Task directions: Search the records below for the word "this". Pull out each line that has it.

#### The input

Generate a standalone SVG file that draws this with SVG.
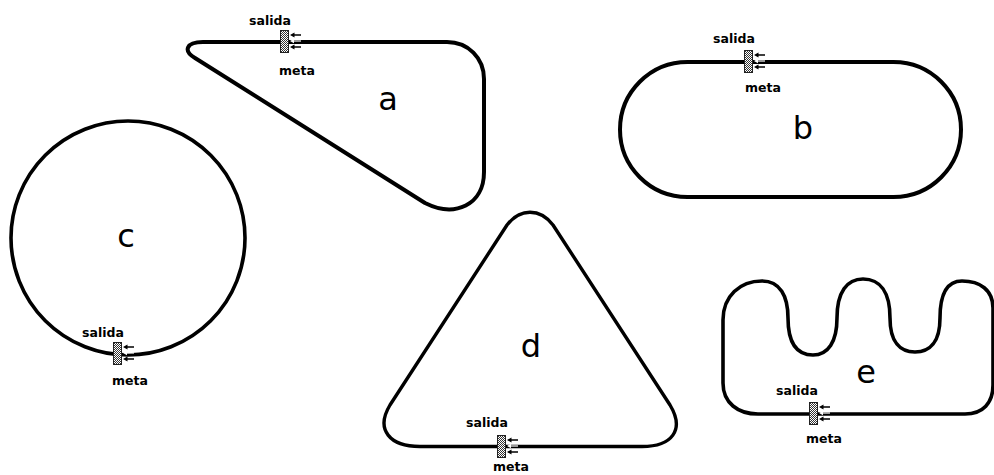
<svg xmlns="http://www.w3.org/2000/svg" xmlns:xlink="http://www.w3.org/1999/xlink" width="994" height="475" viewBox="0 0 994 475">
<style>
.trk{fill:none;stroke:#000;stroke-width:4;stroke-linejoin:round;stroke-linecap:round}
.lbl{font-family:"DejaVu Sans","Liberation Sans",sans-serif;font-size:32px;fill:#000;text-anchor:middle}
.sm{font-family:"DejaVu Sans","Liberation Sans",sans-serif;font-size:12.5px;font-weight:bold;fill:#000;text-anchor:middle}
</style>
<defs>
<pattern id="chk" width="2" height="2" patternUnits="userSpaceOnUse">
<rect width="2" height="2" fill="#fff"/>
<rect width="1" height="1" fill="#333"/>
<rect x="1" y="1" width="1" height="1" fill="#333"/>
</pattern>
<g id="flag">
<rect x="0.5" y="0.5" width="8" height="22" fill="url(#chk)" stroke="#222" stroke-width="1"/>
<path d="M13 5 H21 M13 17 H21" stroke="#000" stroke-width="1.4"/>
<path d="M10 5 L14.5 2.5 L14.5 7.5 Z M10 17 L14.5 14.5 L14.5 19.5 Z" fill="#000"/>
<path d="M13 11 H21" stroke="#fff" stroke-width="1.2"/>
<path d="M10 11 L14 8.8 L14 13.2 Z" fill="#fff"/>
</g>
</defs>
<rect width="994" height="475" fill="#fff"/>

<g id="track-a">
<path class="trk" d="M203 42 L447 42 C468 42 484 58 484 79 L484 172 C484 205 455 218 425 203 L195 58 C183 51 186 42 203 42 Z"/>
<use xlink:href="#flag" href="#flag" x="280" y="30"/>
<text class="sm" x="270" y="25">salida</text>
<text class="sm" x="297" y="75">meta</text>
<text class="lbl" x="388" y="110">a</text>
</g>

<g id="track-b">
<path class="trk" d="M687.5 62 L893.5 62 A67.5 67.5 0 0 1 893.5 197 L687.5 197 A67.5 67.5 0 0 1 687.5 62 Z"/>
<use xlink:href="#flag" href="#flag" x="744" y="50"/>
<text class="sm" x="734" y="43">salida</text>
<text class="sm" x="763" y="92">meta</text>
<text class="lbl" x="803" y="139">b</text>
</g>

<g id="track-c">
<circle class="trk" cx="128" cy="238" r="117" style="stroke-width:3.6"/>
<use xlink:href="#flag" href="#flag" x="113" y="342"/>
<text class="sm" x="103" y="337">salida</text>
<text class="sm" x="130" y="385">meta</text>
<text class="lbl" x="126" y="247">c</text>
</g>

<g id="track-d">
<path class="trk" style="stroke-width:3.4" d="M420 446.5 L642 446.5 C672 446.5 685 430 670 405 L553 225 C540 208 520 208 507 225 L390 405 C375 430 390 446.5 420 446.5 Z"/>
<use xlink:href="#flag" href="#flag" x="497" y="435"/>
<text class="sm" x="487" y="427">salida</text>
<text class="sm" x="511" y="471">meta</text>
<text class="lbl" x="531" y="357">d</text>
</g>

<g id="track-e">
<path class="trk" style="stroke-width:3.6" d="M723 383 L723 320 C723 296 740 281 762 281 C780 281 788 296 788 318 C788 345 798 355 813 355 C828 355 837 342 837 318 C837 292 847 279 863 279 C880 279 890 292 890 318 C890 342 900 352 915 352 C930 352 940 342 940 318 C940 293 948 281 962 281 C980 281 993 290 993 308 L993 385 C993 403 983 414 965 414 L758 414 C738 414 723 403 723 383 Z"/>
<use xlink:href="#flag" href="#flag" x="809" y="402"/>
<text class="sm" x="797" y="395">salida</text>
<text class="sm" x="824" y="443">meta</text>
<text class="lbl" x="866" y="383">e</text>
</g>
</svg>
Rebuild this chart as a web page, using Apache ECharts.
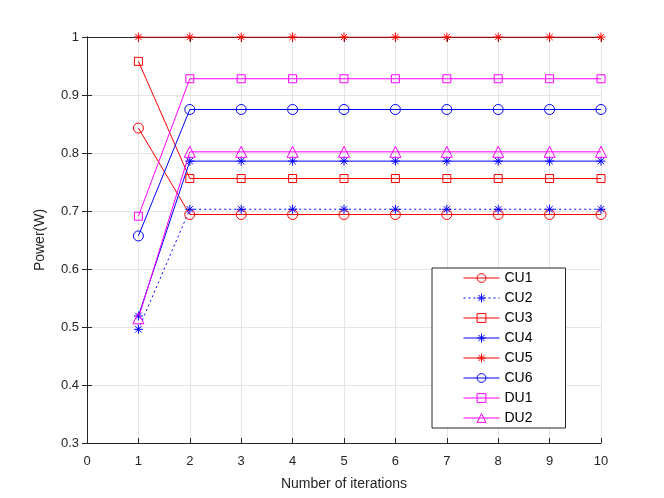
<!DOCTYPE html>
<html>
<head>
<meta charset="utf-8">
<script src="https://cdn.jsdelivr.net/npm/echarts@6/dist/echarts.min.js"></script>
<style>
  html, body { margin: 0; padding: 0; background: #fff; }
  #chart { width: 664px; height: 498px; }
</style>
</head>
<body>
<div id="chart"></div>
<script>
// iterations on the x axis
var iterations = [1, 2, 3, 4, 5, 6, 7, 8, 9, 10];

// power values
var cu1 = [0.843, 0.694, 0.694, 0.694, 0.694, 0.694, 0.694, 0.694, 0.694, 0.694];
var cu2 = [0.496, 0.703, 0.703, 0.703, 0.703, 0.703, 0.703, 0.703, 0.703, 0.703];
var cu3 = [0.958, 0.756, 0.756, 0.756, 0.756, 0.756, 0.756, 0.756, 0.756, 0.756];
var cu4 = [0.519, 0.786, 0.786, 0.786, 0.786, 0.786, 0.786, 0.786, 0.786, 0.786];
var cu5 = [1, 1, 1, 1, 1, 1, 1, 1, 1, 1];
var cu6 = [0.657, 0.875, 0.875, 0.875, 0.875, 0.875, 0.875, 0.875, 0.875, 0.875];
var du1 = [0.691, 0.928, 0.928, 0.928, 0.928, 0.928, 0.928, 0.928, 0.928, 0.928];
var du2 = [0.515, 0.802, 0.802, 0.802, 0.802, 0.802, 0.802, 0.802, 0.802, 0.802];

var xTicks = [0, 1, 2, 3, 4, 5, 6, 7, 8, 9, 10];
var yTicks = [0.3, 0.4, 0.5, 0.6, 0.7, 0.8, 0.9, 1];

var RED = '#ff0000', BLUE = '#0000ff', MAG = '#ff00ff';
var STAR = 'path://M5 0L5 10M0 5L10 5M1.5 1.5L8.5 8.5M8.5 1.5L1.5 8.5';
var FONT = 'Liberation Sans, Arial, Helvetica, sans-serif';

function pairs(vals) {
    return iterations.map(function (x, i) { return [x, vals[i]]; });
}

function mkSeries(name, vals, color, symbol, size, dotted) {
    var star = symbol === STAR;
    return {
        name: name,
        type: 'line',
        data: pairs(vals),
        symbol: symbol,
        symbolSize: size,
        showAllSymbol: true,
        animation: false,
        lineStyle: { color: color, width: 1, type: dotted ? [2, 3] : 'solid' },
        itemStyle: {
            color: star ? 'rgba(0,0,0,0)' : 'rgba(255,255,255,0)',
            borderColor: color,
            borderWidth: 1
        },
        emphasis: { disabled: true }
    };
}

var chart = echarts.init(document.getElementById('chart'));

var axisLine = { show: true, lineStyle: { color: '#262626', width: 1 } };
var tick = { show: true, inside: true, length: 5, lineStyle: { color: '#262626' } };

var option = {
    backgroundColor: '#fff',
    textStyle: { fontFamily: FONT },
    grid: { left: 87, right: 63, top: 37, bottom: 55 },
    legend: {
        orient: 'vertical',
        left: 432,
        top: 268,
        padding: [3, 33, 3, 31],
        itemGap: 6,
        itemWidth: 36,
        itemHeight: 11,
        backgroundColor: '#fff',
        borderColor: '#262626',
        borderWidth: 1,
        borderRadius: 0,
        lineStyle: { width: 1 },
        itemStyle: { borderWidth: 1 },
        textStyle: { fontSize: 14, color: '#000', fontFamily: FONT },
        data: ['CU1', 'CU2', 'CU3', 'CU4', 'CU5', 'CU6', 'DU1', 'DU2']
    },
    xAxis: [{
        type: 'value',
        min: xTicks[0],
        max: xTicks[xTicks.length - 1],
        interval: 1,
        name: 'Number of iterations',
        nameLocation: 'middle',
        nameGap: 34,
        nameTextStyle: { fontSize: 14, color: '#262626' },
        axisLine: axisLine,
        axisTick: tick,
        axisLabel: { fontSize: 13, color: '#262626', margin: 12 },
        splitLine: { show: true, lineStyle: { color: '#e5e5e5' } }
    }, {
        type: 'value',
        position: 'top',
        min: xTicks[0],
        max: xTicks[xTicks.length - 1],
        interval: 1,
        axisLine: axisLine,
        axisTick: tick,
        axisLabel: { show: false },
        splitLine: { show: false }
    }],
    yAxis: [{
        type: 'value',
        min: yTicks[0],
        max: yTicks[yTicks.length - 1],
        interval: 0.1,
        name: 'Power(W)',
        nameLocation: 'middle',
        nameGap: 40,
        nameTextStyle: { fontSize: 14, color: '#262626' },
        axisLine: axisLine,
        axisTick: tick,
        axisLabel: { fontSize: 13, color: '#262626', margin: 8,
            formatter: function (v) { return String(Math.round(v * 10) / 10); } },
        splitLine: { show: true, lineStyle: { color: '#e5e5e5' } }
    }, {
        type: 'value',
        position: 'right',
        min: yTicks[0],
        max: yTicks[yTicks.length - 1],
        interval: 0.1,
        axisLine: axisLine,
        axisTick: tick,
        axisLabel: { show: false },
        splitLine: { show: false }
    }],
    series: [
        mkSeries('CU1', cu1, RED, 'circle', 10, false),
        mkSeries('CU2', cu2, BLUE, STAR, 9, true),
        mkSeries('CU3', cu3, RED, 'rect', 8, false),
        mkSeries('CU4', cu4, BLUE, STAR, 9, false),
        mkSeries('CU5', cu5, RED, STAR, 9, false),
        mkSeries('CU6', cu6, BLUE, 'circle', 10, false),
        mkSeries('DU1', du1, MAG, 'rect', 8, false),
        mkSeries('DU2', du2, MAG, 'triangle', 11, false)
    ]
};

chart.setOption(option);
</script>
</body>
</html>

########

Output below:
Generate a standalone SVG file that draws this with SVG.
Rebuild this chart as a web page, using Apache ECharts.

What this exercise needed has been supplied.